#### [Direction]
Word for word, transcribe the lines below and drop the pictures.

+---+

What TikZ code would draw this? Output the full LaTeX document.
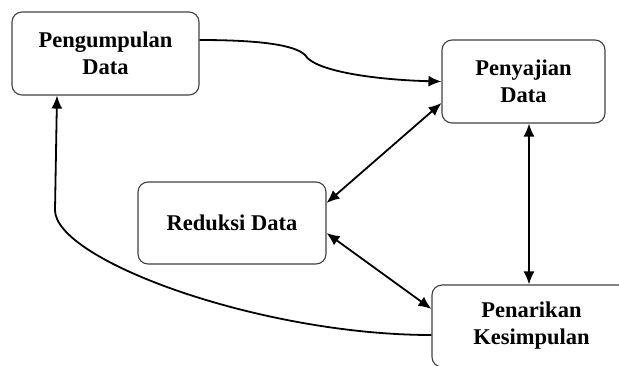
\documentclass[tikz,border=0pt]{standalone}
\usepackage{fontspec}
\newfontfamily\boxfont{Liberation Serif}[BoldFont={Liberation Serif Bold}]
\usetikzlibrary{arrows.meta,calc}
\begin{document}
\begin{tikzpicture}[x=1pt,y=-1pt,
  box/.style={draw=black!75,line width=1.1pt,rounded corners=10pt,align=center,
    font=\boxfont\bfseries\fontsize{22.5}{27}\selectfont,inner sep=0pt},
  conn/.style={line width=1.8pt,black},
  tip/.style={-{Latex[length=13pt,width=11pt]}},
  dtip/.style={{Latex[length=13pt,width=11pt]}-{Latex[length=13pt,width=11pt]}}]
\useasboundingbox (0,0) rectangle (619,365);
\clip (0,0) rectangle (619,365);
\node[box,minimum width=187pt,minimum height=83pt] (b1) at (105.5,53.5) {Pengumpulan\\Data};
\node[box,minimum width=163pt,minimum height=83pt] (b2) at (523.5,81.5) {Penyajian\\Data};
\node[box,minimum width=188pt,minimum height=82pt] (b3) at (232,223) {Reduksi Data};
\node[box,minimum width=199pt,minimum height=82pt] (b4) at (531.5,326) {Penarikan\\Kesimpulan};
\draw[conn,tip] ([yshift=13.5pt]b1.east) .. controls (260,40) and (295,45) .. (305,55)
  .. controls (315,72) and (380,80) .. (b2.west);
\draw[conn,dtip] ([yshift=-21.5pt]b2.west) -- ([yshift=20pt]b3.east);
\draw[conn,dtip] ([yshift=-10pt]b3.east) -- ([yshift=17pt]b4.west);
\draw[conn,dtip] ([xshift=5.5pt]b2.south) -- ([xshift=-2.5pt]b4.north);
\draw[conn,tip] ([yshift=-9pt]b4.west) .. controls (260,335) and (55,260) .. (55,210)
  -- ([xshift=-48.5pt]b1.south);
\end{tikzpicture}
\end{document}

+---+

#### [The reply]
What TikZ code would draw this? Output the full LaTeX document.
\documentclass[tikz,border=0pt]{standalone}
\usepackage{fontspec}
\newfontfamily\boxfont{Liberation Serif}[BoldFont={Liberation Serif Bold}]
\usetikzlibrary{arrows.meta,calc}
\begin{document}
\begin{tikzpicture}[x=1pt,y=-1pt,
  box/.style={draw=black!75,line width=1.1pt,rounded corners=10pt,align=center,
    font=\boxfont\bfseries\fontsize{22.5}{27}\selectfont,inner sep=0pt},
  conn/.style={line width=1.8pt,black},
  tip/.style={-{Latex[length=13pt,width=11pt]}},
  dtip/.style={{Latex[length=13pt,width=11pt]}-{Latex[length=13pt,width=11pt]}}]
\useasboundingbox (0,0) rectangle (619,365);
\clip (0,0) rectangle (619,365);
\node[box,minimum width=187pt,minimum height=83pt] (b1) at (105.5,53.5) {Pengumpulan\\Data};
\node[box,minimum width=163pt,minimum height=83pt] (b2) at (523.5,81.5) {Penyajian\\Data};
\node[box,minimum width=188pt,minimum height=82pt] (b3) at (232,223) {Reduksi Data};
\node[box,minimum width=199pt,minimum height=82pt] (b4) at (531.5,326) {Penarikan\\Kesimpulan};
\draw[conn,tip] ([yshift=13.5pt]b1.east) .. controls (260,40) and (295,45) .. (305,55)
  .. controls (315,72) and (380,80) .. (b2.west);
\draw[conn,dtip] ([yshift=-21.5pt]b2.west) -- ([yshift=20pt]b3.east);
\draw[conn,dtip] ([yshift=-10pt]b3.east) -- ([yshift=17pt]b4.west);
\draw[conn,dtip] ([xshift=5.5pt]b2.south) -- ([xshift=-2.5pt]b4.north);
\draw[conn,tip] ([yshift=-9pt]b4.west) .. controls (260,335) and (55,260) .. (55,210)
  -- ([xshift=-48.5pt]b1.south);
\end{tikzpicture}
\end{document}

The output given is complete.